Hi Darian, I don't, sorry. What is @@version?
@@version =
Microsoft SQL Server 2014 – 12.0.4422.0 (X64) Jul 27 2015 16:56:19 Copyright (c) Microsoft Corporation Enterprise Edition: Core-based Licensing (64-bit) on Windows NT 6.3 (Build 9600: )
So my suggestion would be to open a support case with Microsoft. Provided that:
1. You've validated that the actual plans from both SSMS and Plan Explorer are 100% identical. There could be differences in the plans leading to different I/O based on various things, some as simple as SET settings like ARITHABORT. If the plans are different, you can see if it's for any of these reasons and for SET settings specifically see this post from Erland Sommarskog.
2. You really, really care about the accuracy of stats I/O coming out of SSMS. I pick my clothes in the morning based mostly on the temperature, and I have multiple potential sources for that information – with varying degrees of accuracy (and hence trust). The local news meteorologist, the weather app on my phone, and the thermometer outside my window. I trust the latter most, so that's what I use.
Ditto. We are using Microsoft SQL Server 2014 – 12.0.4213.0 (X64) and my query plan points to tableX as having a 74% impact on the total, yet the io statistics does not even mention tableX.
My query is basically select .. from tableX where exists(..subquery..).
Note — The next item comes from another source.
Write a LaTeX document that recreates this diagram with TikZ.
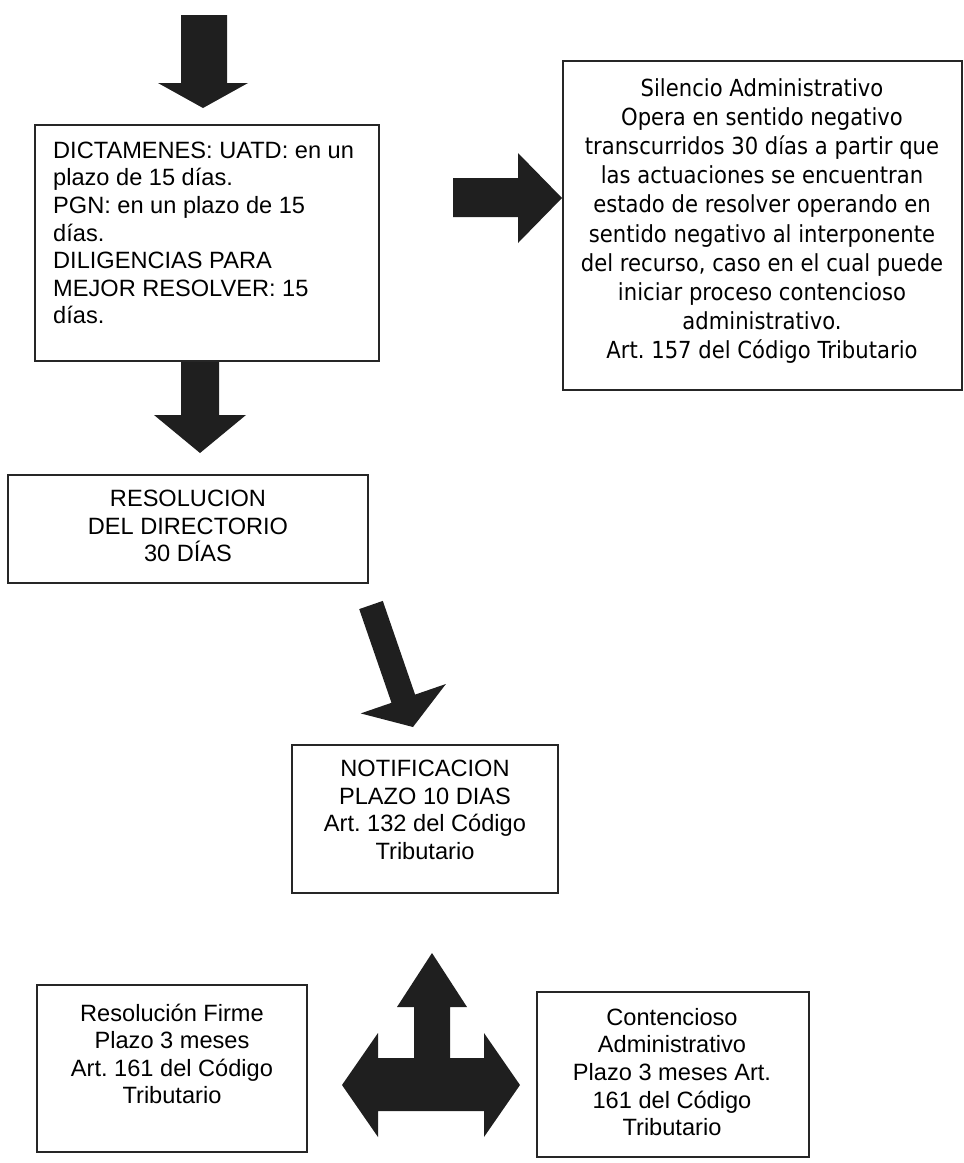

Tables referred to by the subqueries are included, but tableX is MIA.
The Bug seams to be fixed in SQL 2014.
I tested your script on SQL Server 2014 12.0.4213.0 on an AdventureWorks 2014 and AdventureWorks 2012 in Compatibility Level 120 and 130.
All of them showing higher Logical Reads for the first query.
I re-tested on SQL 2012 11.0.3000.0 with the AdventureWorks 2012 and saw the bug still being open.